Here are some ideas for self-improvement for 2014 that are based on research for successful aging:
• If you don’t have any, start one regular physical activity that you can repeat at least three times per week. (It could be walking, stretching or participating in one of the many exercise programs at MRC like Body Motion.)
• Eat more Healthy. Sometimes we focus on dieting instead of eating food that is good for us. Consider joining the MRC TOPS group or attending the weekly Healthy Eating class.
• Make at least two new friends in 2014.
• Learn something new by taking a class, starting a hobby, or attending a new activity.
• Try to think positively and surround yourself with upbeat people.
• If you take medicine, make sure you have a list of all your medications, take them as directed, and store them in a dark cool place.
• Plan for your future with an advanced care document, and share your plan with key family members.
• If you are prone to falls or worry about them, sign up for a Matter of Balance class.
• Volunteer to help others at MRC or elsewhere in the community. (Often the volunteer receives as much benefit as the person they are helping.)
• HAVE FUN---It’s not against the law! Think about how you can make everyday activities more pleasurable, and be willing to do something “out of character” just to surprise friends and family.
Think Positive About Aging and Live Longer
Research shows that how you perceive aging affects how long you will live. Those with more positive perceptions of their own aging lived 7.5 years longer.
The longitudinal study looked at persons responding to surveys measuring their attitudes toward aging 23 years ago. Those who were more positive then lived longer.
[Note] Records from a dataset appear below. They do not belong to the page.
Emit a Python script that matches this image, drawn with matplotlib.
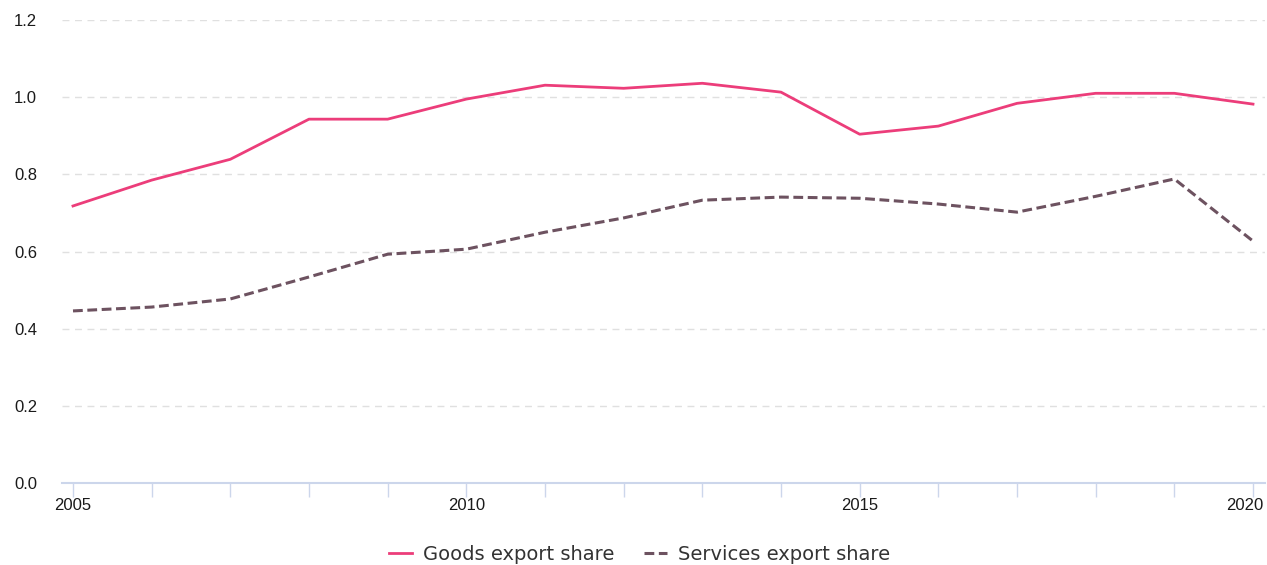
import matplotlib
matplotlib.use("Agg")
import matplotlib.pyplot as plt
from matplotlib.transforms import ScaledTranslation

years = list(range(2005, 2021))
goods = [0.718, 0.785, 0.839, 0.943, 0.943, 0.995, 1.031, 1.023, 1.036, 1.013,
         0.904, 0.925, 0.984, 1.010, 1.010, 0.982]
services = [0.446, 0.456, 0.477, 0.534, 0.593, 0.606, 0.650, 0.687, 0.733, 0.741,
            0.738, 0.723, 0.702, 0.743, 0.788, 0.627]
yticks = [0.0, 0.2, 0.4, 0.6, 0.8, 1.0, 1.2]
xlabels = [2005, 2010, 2015, 2020]

fig = plt.figure(figsize=(12.67, 5.65), dpi=100)
ax = fig.add_axes([62/1267, 1-483/565, (1265-62)/1267, (483-20)/565])

ax.plot(years, goods, color="#EC3D7A", lw=2.0, label="Goods export share", zorder=3)
ax.plot(years, services, color="#6D5260", lw=2.2, dashes=(3.2, 1.5), label="Services export share", zorder=3)

ax.set_ylim(0, 1.2)
ax.set_xlim(2005 - 11/78.67, 2020 + 12/78.67)
ax.set_yticks(yticks)
ax.set_yticklabels([f"{v:.1f}" for v in yticks], fontfamily="Liberation Sans", fontsize=12, color="#1a1a1a")
ax.set_xticks(years)
ax.set_xticklabels([str(y) if y in xlabels else "" for y in years],
                   fontfamily="Liberation Sans", fontsize=12, color="#1a1a1a")
ax.tick_params(axis="y", length=0, pad=18)
ax.tick_params(axis="x", length=10, width=1, color="#ccd6eb", pad=1)

# shift the last label left so it stays inside the figure
last = ax.get_xticklabels()[-1]
last.set_transform(last.get_transform() + ScaledTranslation(-8/100, 0, fig.dpi_scale_trans))

for v in yticks[1:]:
    ax.axhline(v, color="#e0e0e0", lw=1, dashes=(5, 4), zorder=1)

for s in ["top", "right", "left"]:
    ax.spines[s].set_visible(False)
ax.spines["bottom"].set_color("#ccd6eb")
ax.spines["bottom"].set_linewidth(1.5)

fig.legend(loc="center", bbox_to_anchor=(0.5 + 6/1267, 1-554/565), ncol=2, frameon=False,
           prop={"family": "DejaVu Sans", "size": 14}, handlelength=1.2,
           columnspacing=1.5, handletextpad=0.55, labelcolor="#333333")

fig.savefig("out.png", dpi=100)
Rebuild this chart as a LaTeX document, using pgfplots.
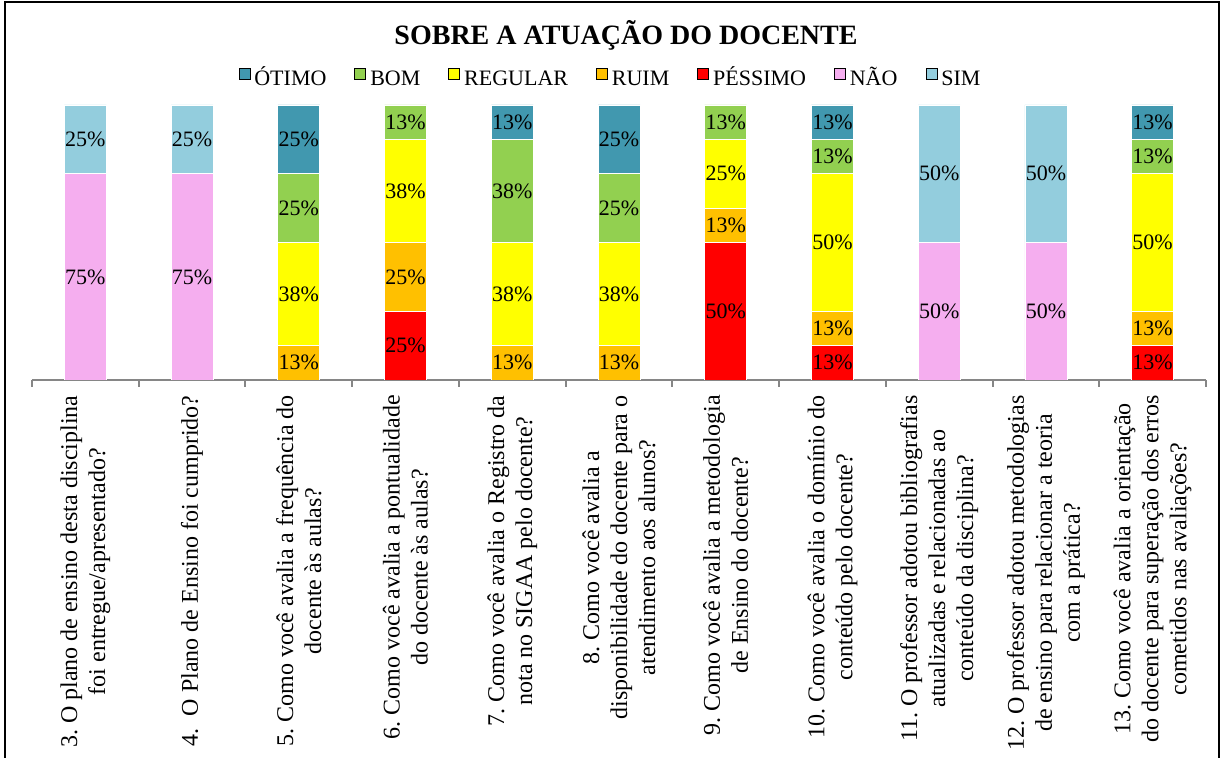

No one knows for sure why a positive attitude leads to a longer life. It may be that positive thinking can increase the will to live, making us more resilient to illness and more proactive about health. Positive thinking has also been linked to stress reduction.
The following health factors are believed to add years to life:
Low Blood pressure (4 years)
Low cholesterol readings (4 years)
Healthy Weight (1-3 years)
Notsmoking (14 years)
Regular exercise (1-3 years)
Are you a positive person? Do you try to surround yourself with positive persons? Do you avoid “psychic vampires” (people who latch onto you and drain the emotional life out of you)?
When I am feeling a little low, or preoccupied with problems, the best tonic for me is to walk around Mill Race Center and talk to people. There are a lot of positive things and positive thinking happening here!